Ja so ist es mit dem “getrübten” oder sehr verschiedenen Blick, je nach dem von welcher Seite man das Ganze betrachtet und ich kann hinzufügen, in der “Unsichtbaren Frau” geht es auch, um das Verschleierungsverbot, das ja im Oktober 2017 kurz vor der Wahl eingeführt wurde, um die Wähler wahlfreudiger zu stimmen.

Am achtzehnten Dezember, am Tag der Regierungsangelobung, gibt es die Gesichter “der Regierungsmitglieder, also die, die mir irgendwie aufgefallen sind” und am 24. Dezember die Karrikatur der “Ersten Weihnachtsansprache des neuen im Kanzleramt”

“biedermeinr, tag 78”, dem ersten Jänner 18, lautet “meine wünsche sind bescheiden. ich hätte gern ein weiches ei und weltfrieden”.

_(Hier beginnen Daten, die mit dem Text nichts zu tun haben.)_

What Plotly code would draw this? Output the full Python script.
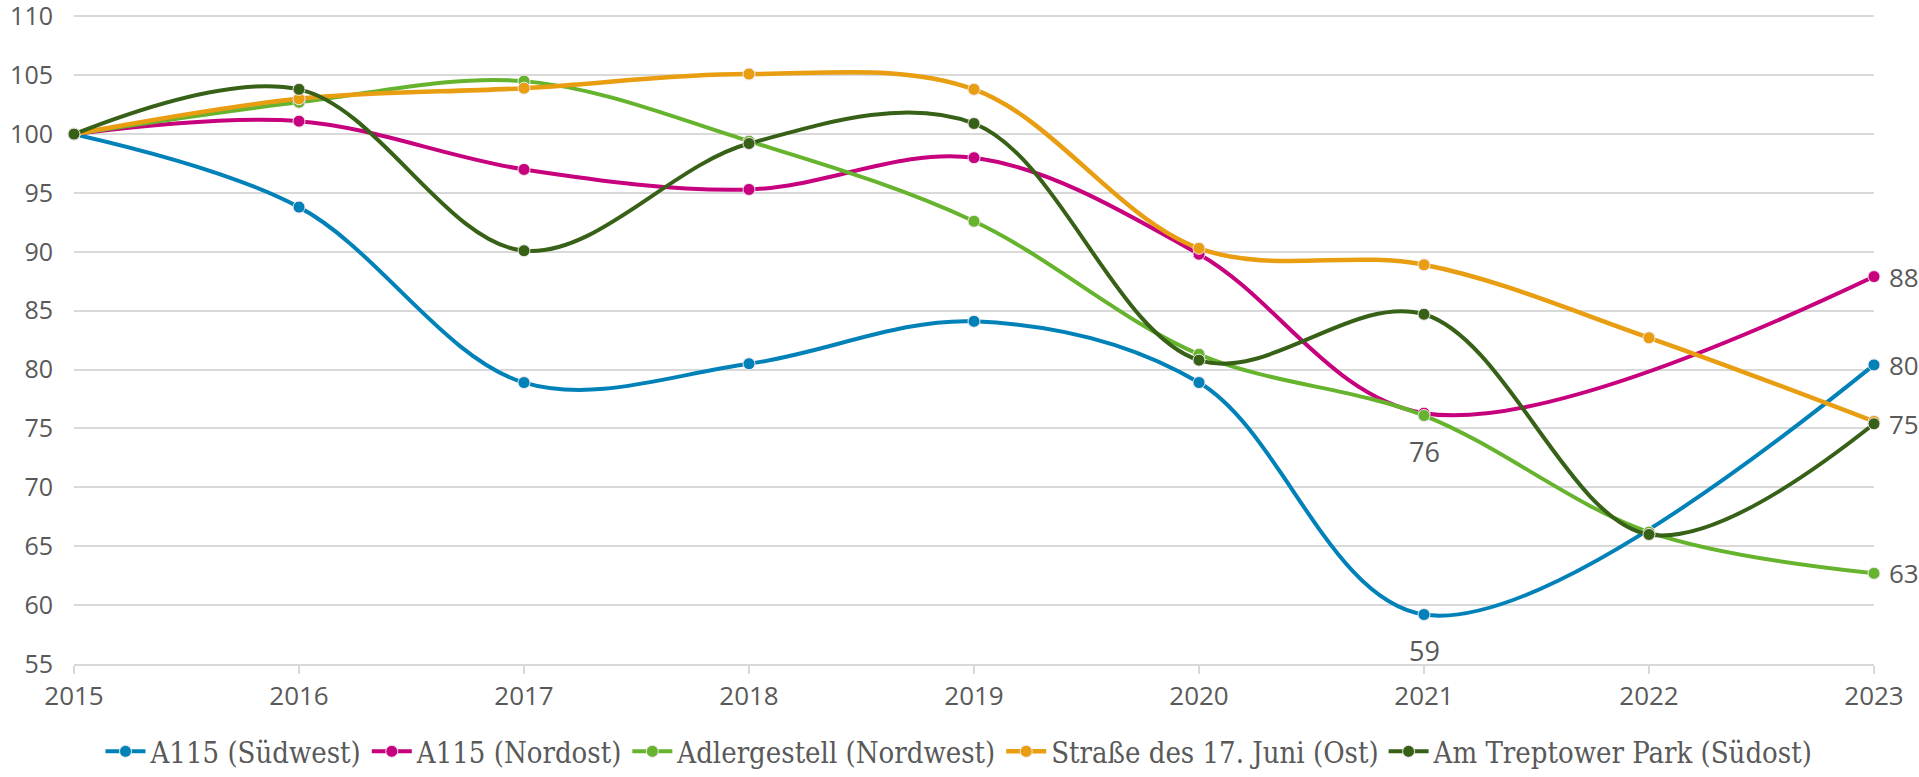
import plotly.graph_objects as go

years = [2015, 2016, 2017, 2018, 2019, 2020, 2021, 2022, 2023]

names = ["A115 (Südwest)", "A115 (Nordost)", "Adlergestell (Nordwest)",
         "Straße des 17. Juni (Ost)", "Am Treptower Park (Südost)"]

a115_sw = [100, 93.8, 78.9, 80.5, 84.1, 78.9, 59.2, None, 80.4]
a115_no = [100, 101.1, 97.0, 95.3, 98.0, 89.8, 76.3, None, 87.9]
adlergestell = [100, 102.7, 104.5, 99.4, 92.6, 81.3, 76.1, 66.2, 62.7]
strasse_17 = [100, 103.0, 103.9, 105.1, 103.8, 90.3, 88.9, 82.7, 75.6]
treptower = [100, 103.8, 90.1, 99.2, 100.9, 80.8, 84.7, 66.0, 75.4]

y_ticks = [55, 60, 65, 70, 75, 80, 85, 90, 95, 100, 105, 110]

series = [a115_sw, a115_no, adlergestell, strasse_17, treptower]
colors = ["#0082B9", "#C7007D", "#66B32E", "#E99D11", "#376117"]
widths = [4, 4, 4, 4.5, 4]

# data labels: (series index, year index, placement)
labels = [(0, 6, "below"), (0, 8, "right"), (1, 8, "right"),
          (2, 6, "below"), (2, 8, "right"), (4, 8, "right")]

fig = go.Figure()
for nm, vals, col, w in zip(names, series, colors, widths):
    fig.add_trace(go.Scatter(
        x=years, y=vals, name=nm, mode="lines+markers",
        line=dict(color=col, width=w, shape="spline", smoothing=1.0),
        marker=dict(color=col, size=12, line=dict(color="#F2E6EE", width=1)),
        connectgaps=True, cliponaxis=False,
    ))

for si, yi, place in labels:
    v = series[si][yi]
    if place == "below":
        fig.add_annotation(x=years[yi], y=v, text=f"{round(v):d}", showarrow=False,
                           xanchor="center", yanchor="middle", yshift=-36,
                           font=dict(family="Open Sans", size=27, color="#595959"))
    else:
        fig.add_annotation(x=years[yi], y=v, text=f"{round(v):d}", showarrow=False,
                           xanchor="left", yanchor="middle", xshift=13,
                           font=dict(family="Open Sans", size=26, color="#595959"))

fig.update_layout(
    width=1919, height=777,
    margin=dict(l=74, r=45, t=14, b=113),
    paper_bgcolor="white", plot_bgcolor="white",
    font=dict(family="Open Sans", size=26, color="#595959"),
    showlegend=True,
    legend=dict(orientation="h", xref="container", x=0.5, xanchor="center",
                yref="container", y=0.0, yanchor="bottom",
                font=dict(family="DejaVu Serif Condensed, DejaVu Serif", size=29, color="#595959"),
                itemwidth=40, traceorder="normal"),
    xaxis=dict(range=[2015, 2023], tickvals=years, ticktext=[str(y) for y in years],
               showgrid=False, zeroline=False, showline=True, linecolor="#D9D9D9",
               linewidth=1.5, ticks="outside", ticklen=8, tickcolor="#D9D9D9",
               tickwidth=1.5, automargin=False, ticklabeloverflow="allow",
               tickfont=dict(size=26, color="#595959")),
    yaxis=dict(range=[55, 110.2], tickvals=y_ticks,
               showgrid=True, gridcolor="#D9D9D9",
               gridwidth=1.5, zeroline=False, showline=False, ticks="", automargin=False,
               ticklabeloverflow="allow",
               ticklabelstandoff=20, tickfont=dict(size=25, color="#595959")),
)

fig.write_html("out.html", config={"displayModeBar": False},
               post_script="document.body.style.margin='0';")
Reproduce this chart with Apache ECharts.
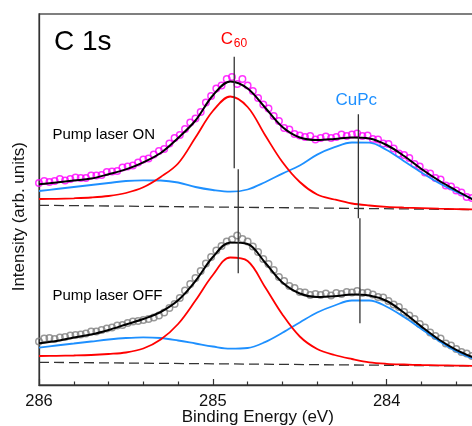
<!DOCTYPE html>
<html><head><meta charset="utf-8">
<script src="https://cdn.jsdelivr.net/npm/echarts@6/dist/echarts.min.js"></script>
<style>html,body{margin:0;padding:0;background:#fff}#c{width:472px;height:426px}</style>
</head><body><div id="c"></div>
<script>
// Fit curves sampled every 0.1 eV (binding energy, eV)
const fitEnergy = [286.0,285.9,285.8,285.7,285.6,285.5,285.4,285.3,285.2,285.1,285.0,284.9,284.8,284.7,284.6,284.5,284.4,284.3,284.2,284.1,284.0,283.9,283.8,283.7,283.6,283.5];
const fitOnTotal = [200.7,202.5,204.4,206.4,210.7,215.6,222.7,232,247,264.5,289.5,303.5,296.5,277.5,258,247.5,245,246,247.5,246.5,240,229,216,204.5,194.5,185];
const fitOnC60   = [186,186.2,186.7,187.5,189,192,197.7,208,221.5,247.5,274,288.5,278,250,223,203,190.5,185.5,181.5,179.5,178.2,177.4,176.8,176.3,175.9,175.6];
const fitOnCuPc  = [194,196,198,200,202,204,204.7,204.5,202.5,198,195,193.3,195.5,202.8,211.4,219.5,230.4,237.8,242.5,242.3,235,223.8,212.5,202,193.2,185.7];
const fitOffTotal = [41.7,44,47.5,50.5,55,60.5,66,73,84.7,104,128,142.5,141,122.5,102.5,91.5,88,88.8,90.5,89.5,84,72.3,58.4,45.5,35.2,27.5];
const fitOffC60   = [29,29.2,29.5,30,31,32.5,36.5,45.5,61,84.5,110,127.5,124,98,70.5,48.5,36,30,26,22.7,21.2,20.5,20,19.7,19.4,19.2];
const fitOffCuPc  = [37.3,39.5,41.5,43.5,45.5,47,47.7,47,44.5,41.5,38.5,36.3,37,42.9,52.2,62.5,72.5,79.5,84.5,84.5,78.3,68,56,44.2,33.8,26];

// Linear backgrounds
const baselineEnergy = [286.0, 283.5];
const baselineOn  = [179.7, 175.4];
const baselineOff = [22.7, 19.0];

// Measured points
const dataEnergy = [286.00,285.97,285.94,285.91,285.88,285.85,285.82,285.79,285.76,285.73,
285.70,285.67,285.64,285.61,285.58,285.55,285.52,285.49,285.46,285.43,
285.40,285.37,285.34,285.31,285.28,285.25,285.22,285.19,285.16,285.13,
285.10,285.07,285.04,285.01,284.98,284.95,284.92,284.89,284.86,284.83,
284.80,284.77,284.74,284.71,284.68,284.65,284.62,284.59,284.56,284.53,
284.50,284.47,284.44,284.41,284.38,284.35,284.32,284.29,284.26,284.23,
284.20,284.17,284.14,284.11,284.08,284.05,284.02,283.99,283.96,283.93,
283.90,283.87,283.84,283.81,283.78,283.75,283.72,283.69,283.66,283.63,
283.60,283.57,283.54,283.51];
const dataOn = [202,204,203,204,206,204.5,206,207.5,207,207,
209.5,209.5,210,213,213.5,214,217.5,218.5,219.5,222.5,
225.5,226.5,230.5,234,236,241.5,247,250,256,262.5,
266.5,273,282.5,289,296.5,299.5,306,308,301,306,
299.5,294,287,280.5,276.5,269,264,257,255.5,251,
249.5,248,249,245.5,247,248.5,247,248,250.5,249,
250.5,251.5,249,249.5,246,245.5,241.5,241,236.5,231.5,
230,227,221,218.5,212.5,211.5,207,205.5,199.5,198.5,
194.5,192.5,188,187];
const dataOff = [43.5,46.5,47,46,47.5,48,49.5,50,50.5,51.5,
53.5,53.5,55,56.5,57.5,59.5,60,62,63.5,64,
65,66,67.5,69.5,72.5,77,81,87,94.5,101,
107,114,121.5,128,134.5,139,143.5,145.5,149.5,146,
143.5,138.5,133,126,121,115,108,104,99,97,
93,92.5,90,91,90,91.5,89.5,92,91,93,
92.5,94,92,92.5,90.5,88,87.5,84,80.5,78,
73,69.5,66,61,57.5,52.5,49,46.5,41.5,39.5,
36,33,31.5,29];

// Peak position markers: [energy, lowIntensity, highIntensity]
const markC60On   = [284.877, 216.7, 328.3];
const markCuPcOn  = [284.163, 166.7, 270.7];
const markC60Off  = [284.854, 111.7, 215.7];
const markCuPcOff = [284.154, 61.7, 166.7];

const FONT = '"Liberation Sans", Arial, sans-serif';
const pairs = (xs, ys) => xs.map((x, i) => [x, ys[i]]);
const vline = m => [[m[0], m[1]], [m[0], m[2]]];

const lineS = (data, color, width, extra) => Object.assign({
  type: 'line', data: data, showSymbol: false, smooth: 0.35,
  lineStyle: { color: color, width: width }, silent: true, z: 3
}, extra || {});
const scatterS = (data, color) => ({
  type: 'scatter', data: data, symbol: 'circle', symbolSize: 6.5, silent: true, z: 2,
  itemStyle: { color: 'rgba(0,0,0,0)', borderColor: color, borderWidth: 1.5 }
});

const chart = echarts.init(document.getElementById('c'), null, { renderer: 'canvas' });
chart.setOption({
  animation: false,
  backgroundColor: '#fff',
  grid: { left: 39, top: 14, bottom: 41, right: -88.55, containLabel: false, outerBoundsMode: 'none',
          show: true, borderColor: '#555', borderWidth: 1.3, backgroundColor: 'transparent' },
  xAxis: {
    type: 'value', min: 283, max: 286, interval: 1, inverse: true,
    axisLine: { show: true, lineStyle: { color: '#333', width: 1.3 } },
    axisTick: { show: true, inside: true, length: 6, lineStyle: { color: '#333', width: 1.2 } },
    minorTick: { show: true, splitNumber: 5, length: 3.5, lineStyle: { color: '#333', width: 1.2 } },
    splitLine: { show: false }, minorSplitLine: { show: false },
    axisLabel: { margin: 8, fontSize: 16.5, color: '#111', fontFamily: FONT }
  },
  yAxis: {
    type: 'value', min: 0, max: 371,
    axisLine: { show: true, lineStyle: { color: '#333', width: 1.3 } },
    axisTick: { show: false }, axisLabel: { show: false }, splitLine: { show: false }
  },
  series: [
    scatterS(pairs(dataEnergy, dataOn), '#ff00ff'),
    scatterS(pairs(dataEnergy, dataOff), '#808080'),
    lineS(pairs(baselineEnergy, baselineOn), '#333', 1.3, { smooth: false, lineStyle: { color: '#333', width: 1.3, type: [10, 5] } }),
    lineS(pairs(baselineEnergy, baselineOff), '#333', 1.3, { smooth: false, lineStyle: { color: '#333', width: 1.3, type: [10, 5] } }),
    lineS(pairs(fitEnergy, fitOnCuPc), '#1e90ff', 1.8),
    lineS(pairs(fitEnergy, fitOnC60), '#ff0000', 1.8),
    lineS(pairs(fitEnergy, fitOffCuPc), '#1e90ff', 1.8),
    lineS(pairs(fitEnergy, fitOffC60), '#ff0000', 1.8),
    lineS(pairs(fitEnergy, fitOnTotal), '#000', 2),
    lineS(pairs(fitEnergy, fitOffTotal), '#000', 2),
    lineS(vline(markC60On), '#333', 1.3, { smooth: false, z: 4 }),
    lineS(vline(markCuPcOn), '#333', 1.3, { smooth: false, z: 4 }),
    lineS(vline(markC60Off), '#333', 1.3, { smooth: false, z: 4 }),
    lineS(vline(markCuPcOff), '#333', 1.3, { smooth: false, z: 4 })
  ],
  graphic: [
    { type: 'text', x: 54, y: 41.9, style: { text: 'C 1s', font: '28px ' + FONT, fill: '#000', verticalAlign: 'middle', align: 'left' } },
    { type: 'text', x: 220.8, y: 39, style: { text: 'C', font: '17px ' + FONT, fill: '#ff0000', verticalAlign: 'middle', align: 'left' } },
    { type: 'text', x: 233.8, y: 44.1, style: { text: '60', font: '12px ' + FONT, fill: '#ff0000', verticalAlign: 'middle', align: 'left' } },
    { type: 'text', x: 335.5, y: 100, style: { text: 'CuPc', font: '17px ' + FONT, fill: '#1e90ff', verticalAlign: 'middle', align: 'left' } },
    { type: 'text', x: 52.5, y: 134.7, style: { text: 'Pump laser ON', font: '15px ' + FONT, fill: '#000', verticalAlign: 'middle', align: 'left' } },
    { type: 'text', x: 52.5, y: 295.7, style: { text: 'Pump laser OFF', font: '15px ' + FONT, fill: '#000', verticalAlign: 'middle', align: 'left' } },
    { type: 'text', x: 257.8, y: 417.4, style: { text: 'Binding Energy (eV)', font: '17px ' + FONT, fill: '#111', verticalAlign: 'middle', align: 'center' } },
    { type: 'text', x: 19, y: 216.7, rotation: Math.PI / 2, style: { text: 'Intensity (arb. units)', font: '17px ' + FONT, fill: '#111', verticalAlign: 'middle', align: 'center' } }
  ]
});
</script>
</body></html>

Das erste ließ sich sicher erfüllen, das zweite höchstwahrscheinlich leider nicht und dann setzt sich “die neue Regierung gleich ins schloss seggau und setzt den sparstift an”

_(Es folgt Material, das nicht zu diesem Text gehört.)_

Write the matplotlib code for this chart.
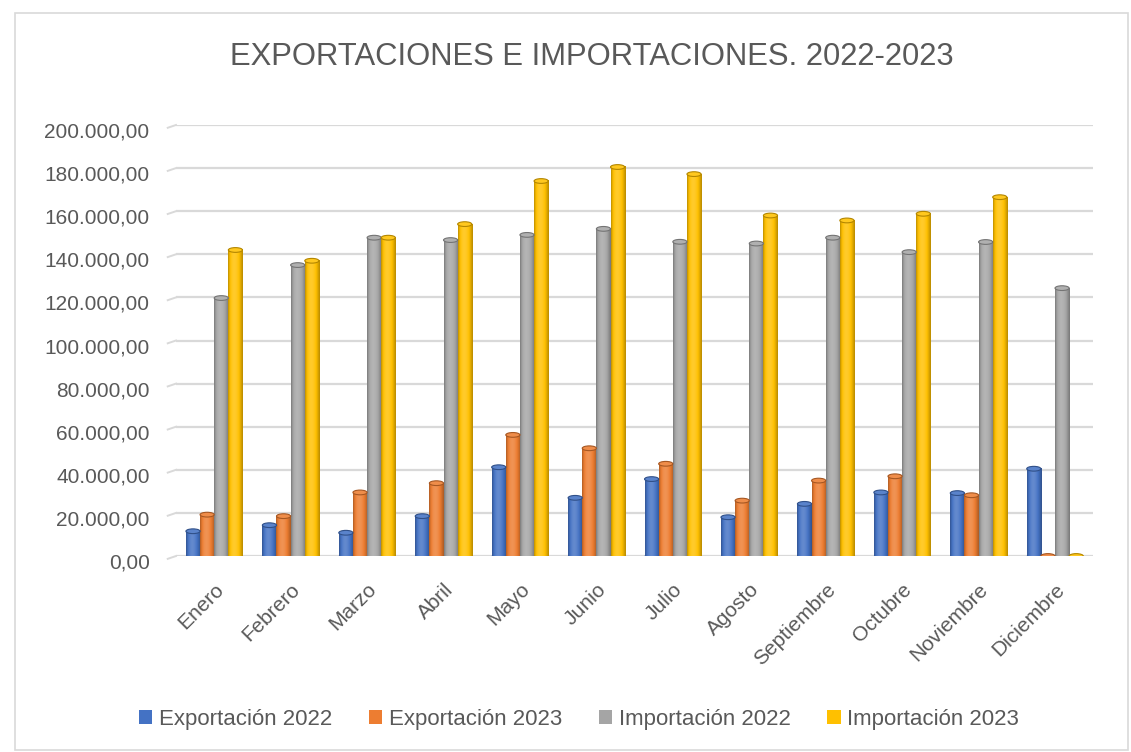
import matplotlib
matplotlib.use("Agg")
from matplotlib import pyplot as plt
from matplotlib import colors as mcolors
from matplotlib import transforms as mtransforms
from matplotlib.patches import Ellipse, Rectangle
from matplotlib.ticker import FuncFormatter
import numpy as np

meses = ["Enero", "Febrero", "Marzo", "Abril", "Mayo", "Junio", "Julio",
         "Agosto", "Septiembre", "Octubre", "Noviembre", "Diciembre"]
export_2022 = [11500, 14300, 10800, 18500, 41200, 27000, 35700, 18000, 24200, 29500, 29200, 40500]
export_2023 = [19200, 18500, 29500, 33800, 56200, 50000, 42800, 25700, 35000, 37000, 28200, 0]
import_2022 = [119700, 135000, 147700, 146600, 149000, 151800, 145800, 145000, 147700, 141000, 145700, 124300]
import_2023 = [142000, 137000, 147700, 154000, 174000, 180500, 177200, 158000, 155700, 158800, 166500, 0]

series = [("Exportación 2022", export_2022, "#4472C4"),
          ("Exportación 2023", export_2023, "#ED7D31"),
          ("Importación 2022", import_2022, "#A5A5A5"),
          ("Importación 2023", import_2023, "#FFC000")]

plt.rcParams["font.family"] = ["Liberation Sans", "DejaVu Sans"]
txt = "#595959"


def shade(c, f):
    c = np.array(mcolors.to_rgb(c))
    if f < 1:
        return c * f
    return c + (1 - c) * (f - 1)


def cyl_image(c):
    t = np.linspace(0, 1, 40)
    f = 0.72 + 0.45 * np.sin(np.pi * t ** 0.8)
    row = np.array([np.clip(shade(c, v), 0, 1) for v in f])
    return row[np.newaxis, :, :]


fig = plt.figure(figsize=(11.31, 7.52), dpi=100)
fig.patches.append(Rectangle((0.013, 0.003), 0.984, 0.98, transform=fig.transFigure,
                             fill=False, edgecolor="#D9D9D9", lw=1.2))
ax = fig.add_axes([0.1556, 0.2606, 0.811, 0.5732])

x = np.arange(len(meses))
bw = 0.185
ell_h = 2200
for i, (name, vals, col) in enumerate(series):
    offs = (i - 1.5) * bw
    img = cyl_image(col)
    for xi, v in zip(x, vals):
        x0 = xi + offs - bw / 2
        ax.imshow(img, extent=[x0, x0 + bw, 0, v], aspect="auto",
                  interpolation="bicubic", zorder=3)
        ax.add_patch(Ellipse((xi + offs, 0), bw, ell_h, facecolor=shade(col, 0.9),
                             edgecolor="none", zorder=2.9))
        ax.add_patch(Ellipse((xi + offs, v), bw, ell_h, facecolor=shade(col, 1.12),
                             edgecolor=shade(col, 0.7), lw=0.8, zorder=3.1))
    ax.bar([0], [0], color=col, label=name)

ax.set_xlim(-0.5, len(meses) - 0.5)
ax.set_ylim(0, 200000)
yt = np.arange(0, 200001, 20000)
ax.set_yticks(yt)
ax.yaxis.set_major_formatter(FuncFormatter(
    lambda v, p: "{:,.2f}".format(v).replace(",", "X").replace(".", ",").replace("X", ".")))
ax.grid(axis="y", color="#D9D9D9", lw=1.6, zorder=0)
ax.set_axisbelow(True)
for s in ax.spines.values():
    s.set_visible(False)
ax.tick_params(axis="both", length=0, labelsize=15, labelcolor=txt)
ax.tick_params(axis="y", pad=19)
ax.set_xticks(x)
ax.set_xticklabels(meses, rotation=45, ha="right", rotation_mode="anchor")
ax.tick_params(axis="x", pad=17)

# shift y labels a bit down, like the front plane of the 3D chart
down = mtransforms.ScaledTranslation(0, -5 / 100, fig.dpi_scale_trans)
for lab in ax.get_yticklabels():
    lab.set_transform(lab.get_transform() + down)

# small slanted stubs at the left end of each gridline
stub = mtransforms.blended_transform_factory(ax.transAxes, ax.transData)
for v in yt:
    ax.plot([-0.009, 0.0], [v - 1300, v], color="#D9D9D9", lw=1.4,
            transform=stub, clip_on=False, zorder=0)

fig.text(0.523, 0.924, "EXPORTACIONES E IMPORTACIONES. 2022-2023", ha="center",
         va="center", fontsize=22.3, color=txt)
ax.legend(loc="center", bbox_to_anchor=(0.512, 0.043), bbox_transform=fig.transFigure,
          ncol=4, frameon=False, fontsize=16, labelcolor=txt, handlelength=0.6,
          handleheight=0.6, handletextpad=0.3, columnspacing=1.65)

plt.savefig("out.png", dpi=100)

Am 9. Jänner heißt es lapidar “liebe junge, erwerbt eigentum! was sonst können wir euch wegnehmen, wenn ihr  mit 50 ausschuß am arbeitsmarkt seid? euer Sebi” und am 23. April ätzt Livia Klingl “der praterstwern ist lebensgefährlich. aber kabul ist ein sicherer herkunftsort, auch für die, die gar nicht aus kabul kommen”

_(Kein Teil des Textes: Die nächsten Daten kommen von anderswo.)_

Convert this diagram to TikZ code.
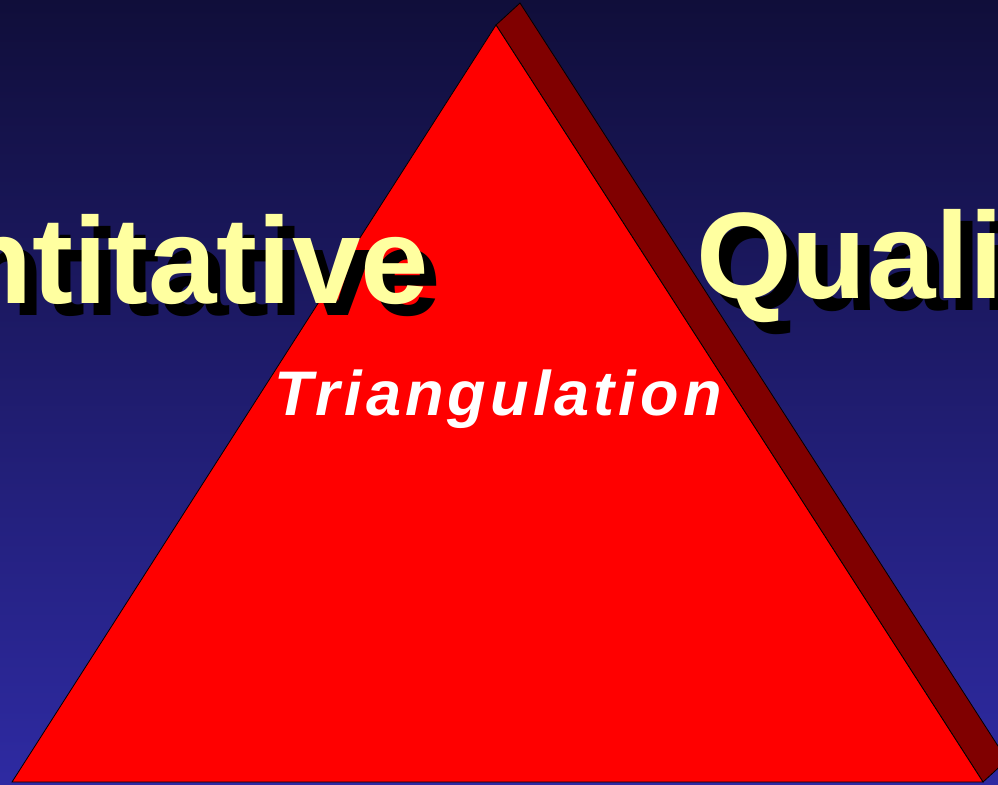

Das Eine bezog sich auf die Reform der Minderssicherung, das Zweite auf den Praterstern, als Hochsicherheitszone und am 24. Mai wird es etwas friedlicher, denn da heißt es “baba mei Buagamasta-Michael Häupl geht nach einem vierteljahrhundert.”

Am Tag 323 , dem zweiten September, wird es wieder sarkastischer “ehrlich gesagt waren mir die zeiten lieber, als viele wenigstens so taten, als wären sie zivilisiert”.

Mir auch, obwohl, wenn es am Tisch liegt, weiß man was gespielt wird und kann darauf reagieren.

Am 22. September gibt es ein eher “angefressenes Konterfei des neuen Bürgermeisters, mit der Unterschrift “herr Ludwig kann seine  begeisterung über die neue spö-chefin kaufm verhehlen”, denn da es gab es bei der SPÖ einen Führungswechsel, Ex-Kanzler Kern hat sich verabschiedet, Pamela Rendi-Wagner ist ihm nachgefolgt und muß sich in der >Männerriege durchsetzen lernen.

Und am Tag 357 heißt es “ein pferd ersetzt zehn beamte”, sagt herr Strache und ich frage mich: wobei”, das bezieht sich auf die berittene Polizei, die sich Minister Kickl wünschte und am Tag 361 heißt es “liebe österreicherinnen und österreicher, ich bitte euch, ruhig zu bleiben und nicht in panik zu geraten, nur weil frauen jetzt auch frauen heiraten dürfen und männer männer. niemand wird dazu verpflichtet! es gibt keinen zwang! ich selber machs ja zum beispiel auch nicht. euer fiktiver <kanzler”

Am 31 Oktober heißt es “habe gelesen, der 1. november wird aus rücksicht auf die muslimische minderheit in Allaheiligen umgetauft (wer aller  schnappt jetzt gleich über?)” und wir sind durch ein Jahr schwarz türkis blau gegangen.

Ein interessantes Buch, denke ich, die Facebook-Nachrichten werden wahrscheinlich weitergehen, wir haben ja inzwischen schon März 2019 und da ist inzwischen viel geschehen und wem es interessiert, in der “Viertagebuchfrau”, habe ich die ersten hundert Tage von schwarz-blau eins beschrieben und wer es aktueller haben will, dem ist Michael Ziegelwagners “Sebastian, Ferien im Kanzleramt zu empfehlen.